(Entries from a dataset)
★ ★ ★ ★ ★

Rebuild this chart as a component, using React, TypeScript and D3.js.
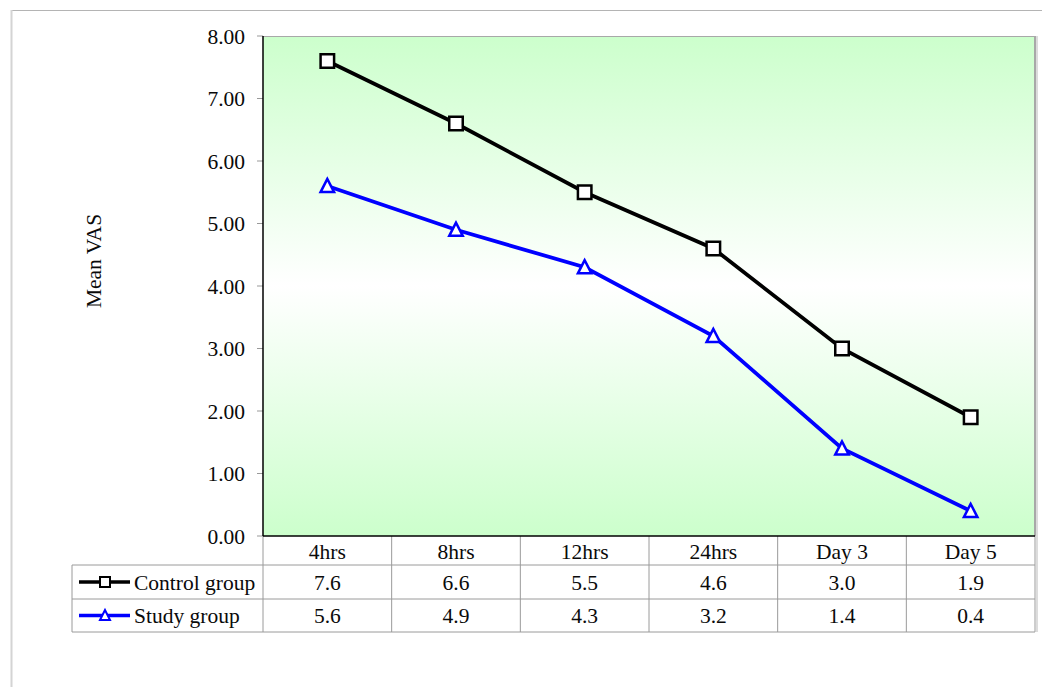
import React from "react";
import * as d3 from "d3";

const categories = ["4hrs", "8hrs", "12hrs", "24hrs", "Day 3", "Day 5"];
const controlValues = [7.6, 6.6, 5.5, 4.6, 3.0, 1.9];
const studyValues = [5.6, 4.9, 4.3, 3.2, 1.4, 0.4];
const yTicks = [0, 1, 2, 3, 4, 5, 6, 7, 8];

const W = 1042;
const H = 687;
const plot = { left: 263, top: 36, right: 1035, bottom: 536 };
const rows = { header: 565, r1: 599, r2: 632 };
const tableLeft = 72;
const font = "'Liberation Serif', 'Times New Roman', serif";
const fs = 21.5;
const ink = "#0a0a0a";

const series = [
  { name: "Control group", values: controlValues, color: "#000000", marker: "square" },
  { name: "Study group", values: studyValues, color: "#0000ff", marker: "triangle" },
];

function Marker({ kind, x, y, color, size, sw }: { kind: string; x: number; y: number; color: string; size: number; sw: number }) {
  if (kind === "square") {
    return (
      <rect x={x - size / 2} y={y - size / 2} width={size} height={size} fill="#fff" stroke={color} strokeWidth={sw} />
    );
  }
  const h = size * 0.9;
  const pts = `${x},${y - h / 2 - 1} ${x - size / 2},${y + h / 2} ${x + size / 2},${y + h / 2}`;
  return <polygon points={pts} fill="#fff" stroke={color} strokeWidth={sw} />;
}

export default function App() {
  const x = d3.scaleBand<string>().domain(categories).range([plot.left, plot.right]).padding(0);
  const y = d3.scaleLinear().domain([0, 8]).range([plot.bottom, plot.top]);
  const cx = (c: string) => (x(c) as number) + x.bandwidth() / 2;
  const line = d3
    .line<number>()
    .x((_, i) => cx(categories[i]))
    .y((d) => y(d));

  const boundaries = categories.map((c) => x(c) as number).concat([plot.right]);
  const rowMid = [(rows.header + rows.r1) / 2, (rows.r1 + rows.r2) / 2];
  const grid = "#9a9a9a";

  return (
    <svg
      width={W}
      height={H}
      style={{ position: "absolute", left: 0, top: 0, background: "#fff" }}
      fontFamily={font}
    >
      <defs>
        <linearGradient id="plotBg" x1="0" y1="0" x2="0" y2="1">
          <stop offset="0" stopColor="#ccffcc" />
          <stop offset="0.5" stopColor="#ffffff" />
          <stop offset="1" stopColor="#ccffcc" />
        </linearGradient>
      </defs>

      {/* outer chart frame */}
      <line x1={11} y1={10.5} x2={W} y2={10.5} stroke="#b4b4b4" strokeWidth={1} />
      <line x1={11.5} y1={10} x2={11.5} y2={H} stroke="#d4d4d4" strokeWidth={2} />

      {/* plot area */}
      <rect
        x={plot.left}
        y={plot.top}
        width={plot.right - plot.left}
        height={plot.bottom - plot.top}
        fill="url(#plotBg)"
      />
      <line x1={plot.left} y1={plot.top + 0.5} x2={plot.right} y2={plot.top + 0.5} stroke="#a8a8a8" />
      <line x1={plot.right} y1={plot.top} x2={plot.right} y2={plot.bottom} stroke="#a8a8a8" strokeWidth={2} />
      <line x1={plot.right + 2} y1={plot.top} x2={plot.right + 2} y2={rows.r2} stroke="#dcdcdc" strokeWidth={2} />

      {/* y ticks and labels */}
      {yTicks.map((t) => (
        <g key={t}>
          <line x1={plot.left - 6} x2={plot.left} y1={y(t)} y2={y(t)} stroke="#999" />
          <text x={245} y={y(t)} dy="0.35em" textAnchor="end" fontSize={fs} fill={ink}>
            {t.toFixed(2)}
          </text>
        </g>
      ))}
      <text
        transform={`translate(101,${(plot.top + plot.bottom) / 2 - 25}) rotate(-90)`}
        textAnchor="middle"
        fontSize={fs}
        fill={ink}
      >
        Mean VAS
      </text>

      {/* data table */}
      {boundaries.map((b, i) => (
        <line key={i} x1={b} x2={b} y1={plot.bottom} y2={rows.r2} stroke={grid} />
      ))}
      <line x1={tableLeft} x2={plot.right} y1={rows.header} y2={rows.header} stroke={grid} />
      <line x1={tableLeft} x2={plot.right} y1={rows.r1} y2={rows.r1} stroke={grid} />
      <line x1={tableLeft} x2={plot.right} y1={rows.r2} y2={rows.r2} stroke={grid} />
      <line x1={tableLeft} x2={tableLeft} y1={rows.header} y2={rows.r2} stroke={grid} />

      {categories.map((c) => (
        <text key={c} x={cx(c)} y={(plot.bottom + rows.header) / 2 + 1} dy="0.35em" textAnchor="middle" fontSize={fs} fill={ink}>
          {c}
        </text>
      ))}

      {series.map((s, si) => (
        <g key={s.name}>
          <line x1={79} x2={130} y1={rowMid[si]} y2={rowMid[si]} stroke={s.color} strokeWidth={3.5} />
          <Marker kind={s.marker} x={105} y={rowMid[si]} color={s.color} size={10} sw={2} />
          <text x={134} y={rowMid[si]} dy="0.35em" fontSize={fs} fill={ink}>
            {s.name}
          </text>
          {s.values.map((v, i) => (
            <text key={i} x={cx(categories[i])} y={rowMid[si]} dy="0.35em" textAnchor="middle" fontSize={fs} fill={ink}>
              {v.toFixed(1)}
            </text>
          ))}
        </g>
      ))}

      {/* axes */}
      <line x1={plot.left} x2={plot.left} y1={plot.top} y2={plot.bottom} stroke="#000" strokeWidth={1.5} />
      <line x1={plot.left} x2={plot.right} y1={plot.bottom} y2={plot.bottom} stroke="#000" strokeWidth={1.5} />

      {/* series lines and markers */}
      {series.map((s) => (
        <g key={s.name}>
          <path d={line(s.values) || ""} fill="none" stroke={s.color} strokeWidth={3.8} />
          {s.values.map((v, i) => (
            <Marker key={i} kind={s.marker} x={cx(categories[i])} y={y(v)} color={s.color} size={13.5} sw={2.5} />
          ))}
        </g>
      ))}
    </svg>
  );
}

★ ★ ★ ★ ★

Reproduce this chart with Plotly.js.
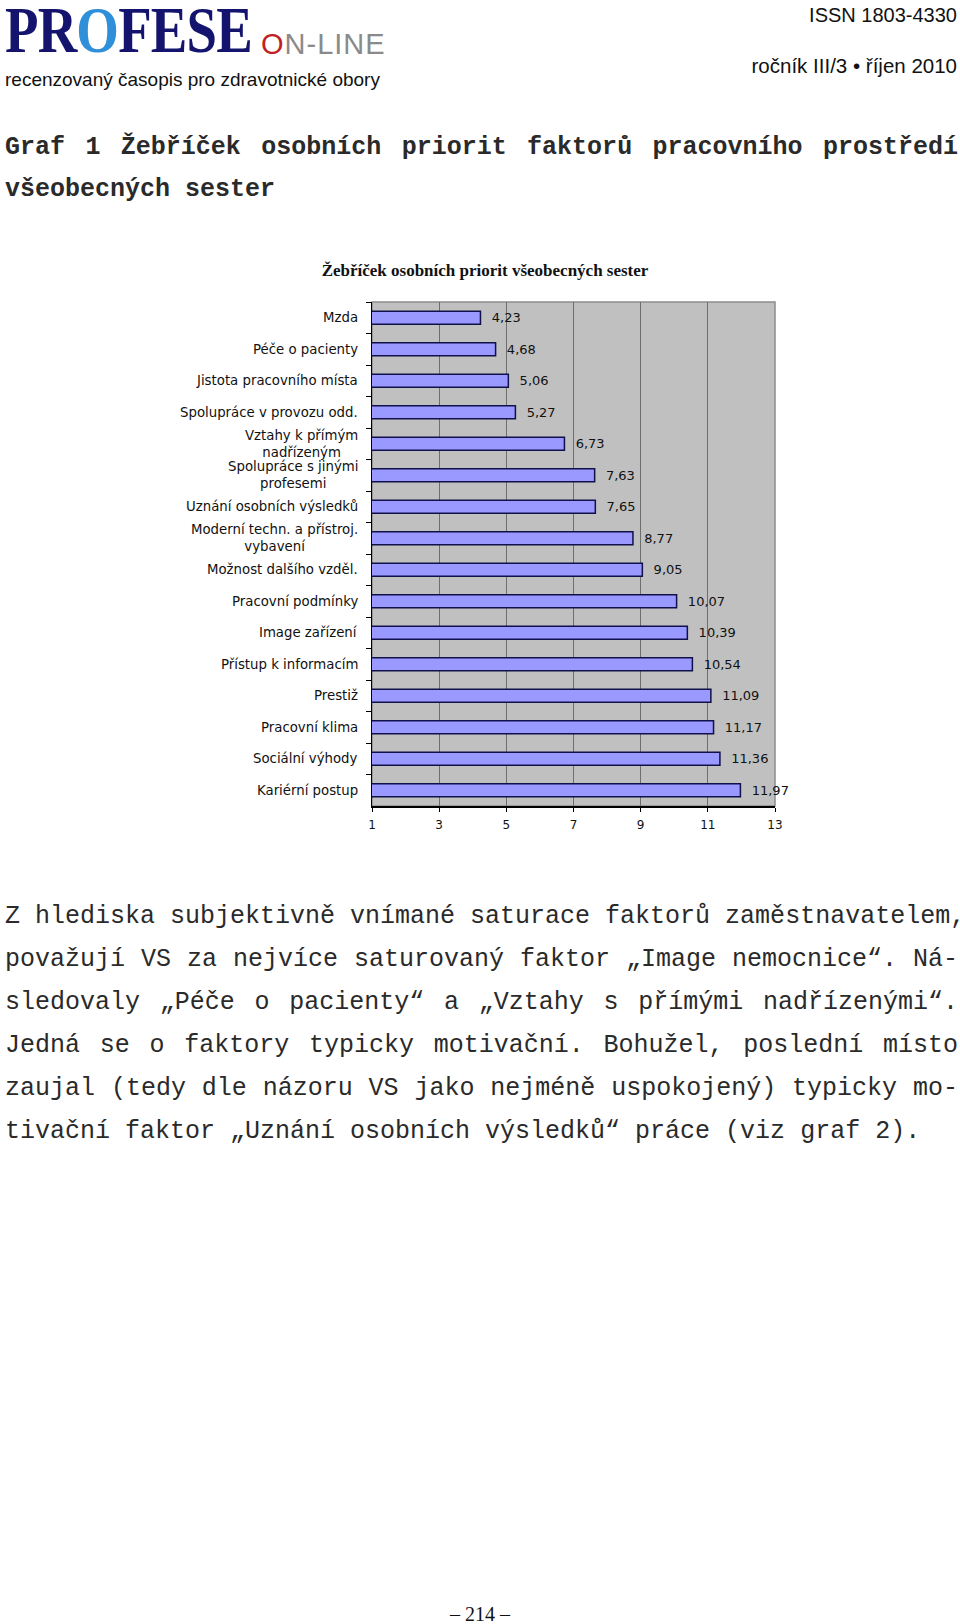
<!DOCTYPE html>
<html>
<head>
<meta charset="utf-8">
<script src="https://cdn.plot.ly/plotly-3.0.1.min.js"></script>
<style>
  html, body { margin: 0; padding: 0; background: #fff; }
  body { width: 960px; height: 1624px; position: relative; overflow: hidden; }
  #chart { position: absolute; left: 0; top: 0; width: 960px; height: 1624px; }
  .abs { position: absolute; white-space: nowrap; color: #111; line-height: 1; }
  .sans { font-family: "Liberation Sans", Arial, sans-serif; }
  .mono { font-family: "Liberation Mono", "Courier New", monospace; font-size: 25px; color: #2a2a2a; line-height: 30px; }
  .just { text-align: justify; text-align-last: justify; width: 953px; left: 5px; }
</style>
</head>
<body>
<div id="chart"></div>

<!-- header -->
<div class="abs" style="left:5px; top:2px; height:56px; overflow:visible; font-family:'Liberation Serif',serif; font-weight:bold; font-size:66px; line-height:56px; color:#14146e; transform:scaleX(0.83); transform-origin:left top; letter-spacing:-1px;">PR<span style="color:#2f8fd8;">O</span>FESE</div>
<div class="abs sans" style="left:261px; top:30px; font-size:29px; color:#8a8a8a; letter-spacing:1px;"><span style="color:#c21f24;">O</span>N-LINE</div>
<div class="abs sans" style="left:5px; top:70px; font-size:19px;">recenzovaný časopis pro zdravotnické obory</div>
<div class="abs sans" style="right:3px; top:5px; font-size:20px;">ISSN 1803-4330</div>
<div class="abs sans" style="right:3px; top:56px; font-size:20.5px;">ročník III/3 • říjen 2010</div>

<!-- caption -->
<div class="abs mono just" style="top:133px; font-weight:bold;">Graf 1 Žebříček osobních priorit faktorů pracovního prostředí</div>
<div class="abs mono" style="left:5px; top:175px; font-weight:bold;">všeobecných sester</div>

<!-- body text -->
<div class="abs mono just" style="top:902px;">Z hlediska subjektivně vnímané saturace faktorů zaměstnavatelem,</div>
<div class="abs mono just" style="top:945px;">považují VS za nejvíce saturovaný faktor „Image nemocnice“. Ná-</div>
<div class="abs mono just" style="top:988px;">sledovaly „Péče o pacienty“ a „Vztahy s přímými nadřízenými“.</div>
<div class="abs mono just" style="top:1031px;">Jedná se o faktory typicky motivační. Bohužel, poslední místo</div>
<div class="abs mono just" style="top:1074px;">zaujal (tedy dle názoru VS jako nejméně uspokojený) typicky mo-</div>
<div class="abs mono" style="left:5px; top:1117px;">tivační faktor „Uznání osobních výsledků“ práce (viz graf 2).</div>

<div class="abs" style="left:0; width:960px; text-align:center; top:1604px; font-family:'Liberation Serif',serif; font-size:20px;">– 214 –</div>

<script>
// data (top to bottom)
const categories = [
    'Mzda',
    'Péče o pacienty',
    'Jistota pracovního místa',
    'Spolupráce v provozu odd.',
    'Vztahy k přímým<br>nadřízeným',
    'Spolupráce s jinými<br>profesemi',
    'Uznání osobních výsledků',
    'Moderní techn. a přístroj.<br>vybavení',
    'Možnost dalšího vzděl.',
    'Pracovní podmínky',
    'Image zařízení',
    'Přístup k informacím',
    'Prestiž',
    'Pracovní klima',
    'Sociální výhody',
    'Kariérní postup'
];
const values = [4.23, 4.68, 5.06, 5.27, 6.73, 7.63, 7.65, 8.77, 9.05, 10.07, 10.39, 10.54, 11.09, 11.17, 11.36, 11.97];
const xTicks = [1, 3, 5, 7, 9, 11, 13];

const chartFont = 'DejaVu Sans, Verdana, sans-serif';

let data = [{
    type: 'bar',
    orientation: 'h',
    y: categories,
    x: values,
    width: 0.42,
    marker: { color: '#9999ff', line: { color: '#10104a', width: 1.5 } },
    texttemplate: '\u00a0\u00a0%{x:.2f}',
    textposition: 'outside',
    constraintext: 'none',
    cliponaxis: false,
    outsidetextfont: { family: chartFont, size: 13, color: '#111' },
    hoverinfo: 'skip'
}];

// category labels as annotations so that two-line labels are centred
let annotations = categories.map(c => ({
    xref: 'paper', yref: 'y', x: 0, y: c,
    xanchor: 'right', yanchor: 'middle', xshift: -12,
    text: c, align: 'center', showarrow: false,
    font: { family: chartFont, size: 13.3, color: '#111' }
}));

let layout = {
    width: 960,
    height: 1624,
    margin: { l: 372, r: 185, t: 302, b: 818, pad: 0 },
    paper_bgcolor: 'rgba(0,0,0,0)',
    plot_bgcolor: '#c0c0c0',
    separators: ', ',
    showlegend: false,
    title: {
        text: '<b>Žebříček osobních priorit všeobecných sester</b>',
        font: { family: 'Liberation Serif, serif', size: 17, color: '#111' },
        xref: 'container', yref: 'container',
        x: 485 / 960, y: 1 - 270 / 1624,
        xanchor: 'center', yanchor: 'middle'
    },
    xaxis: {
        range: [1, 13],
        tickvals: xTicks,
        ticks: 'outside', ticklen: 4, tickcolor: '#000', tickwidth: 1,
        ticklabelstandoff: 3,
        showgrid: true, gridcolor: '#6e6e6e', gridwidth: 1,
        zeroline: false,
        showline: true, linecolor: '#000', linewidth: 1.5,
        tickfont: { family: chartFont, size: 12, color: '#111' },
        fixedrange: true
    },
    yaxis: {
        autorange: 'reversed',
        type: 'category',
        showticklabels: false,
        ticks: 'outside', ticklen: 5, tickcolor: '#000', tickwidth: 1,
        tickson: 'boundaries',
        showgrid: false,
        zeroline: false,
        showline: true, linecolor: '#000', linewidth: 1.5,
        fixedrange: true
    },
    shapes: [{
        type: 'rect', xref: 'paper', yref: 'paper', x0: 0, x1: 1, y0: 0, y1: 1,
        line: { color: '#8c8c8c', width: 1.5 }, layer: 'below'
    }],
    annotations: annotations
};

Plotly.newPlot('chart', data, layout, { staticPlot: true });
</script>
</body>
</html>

★ ★ ★ ★ ★

- **Exercise**
From the entries above, copy exactly the lines starting at the one with "Rebuild this chart" and stopping at the one with "import * as", keeping both ends. Drop the pictures.

- **Worked answer**
Rebuild this chart as a component, using React, TypeScript and D3.js.
import React from "react";
import * as d3 from "d3";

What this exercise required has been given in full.